Grey market mobile phone ownership will present an increasing challenge for African mobile operators in 2009, despite a global drop in their circulation.
This is according to a WDSGlobal report which finds that, while reduced import taxes and component costs have moderated demand for low-cost grey market handsets across the continent, African consumers are showing increased demand for high-end feature phones – and these devices often can't be accurately identified, supported or configured to access data services on an operator's network.
This immediately threatens subscriber profitability, concludes WDSGlobal.
"Grey market handsets are defined as those sold through unofficial and unauthorised channels," explains Brett Thomas, regional GM: Africa at WDSGlobal. "The demand for high-end feature phones on the grey market is being fuelled by substantial savings of up to 50% and a desire to own a handset not available locally. Many are sourced from Europe and North America and sold through high street retailers, markets and online retailers."
The report cites four key areas of concern:
* Support calls may not be resolved effectively, either because of internal policy or because the operator does not have the knowledge to resolve a problem.
* Grey market handsets may not be correctly configured for high-margin data services such as mobile Internet. These handsets are typically limited to basic voice and messaging services.
* A parity of service is hard to achieve across the installed base of subscribers. Grey market handsets may not feature an operator's branded firmware or bundled applications.
* An operator may not detect a grey market handset attaching to its network or a subscriber making a handset switch. This can lead to incorrect CRM data.

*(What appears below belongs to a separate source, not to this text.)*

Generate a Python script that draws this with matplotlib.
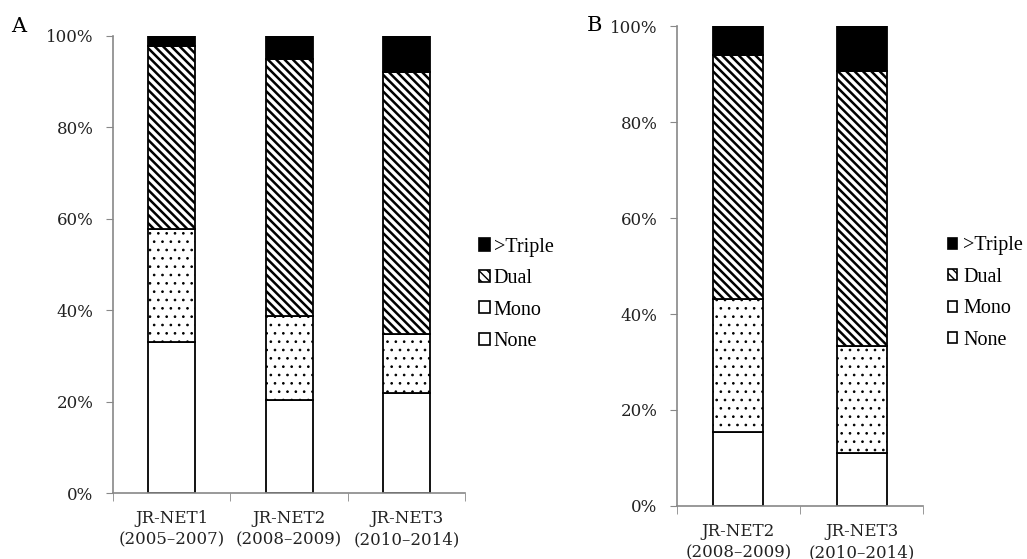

Each of these areas can have a negative effect not just on profitability but also loyalty, suggesting that mobile operators need to build strategies and implement processes that allow them to cost-effectively manage grey market handsets on their network.
The way in which consumers acquire and share handsets is changing and mobile operators must decide where their support for the end-user finishes, the report warns. The grey-market for mobile phones is prevalent across Africa and many parts of Asia.
In some countries up to a quarter of all mobile users own grey-market handsets. Many handsets enter the grey market from overseas recycling schemes or distributors looking to offload unsold stock.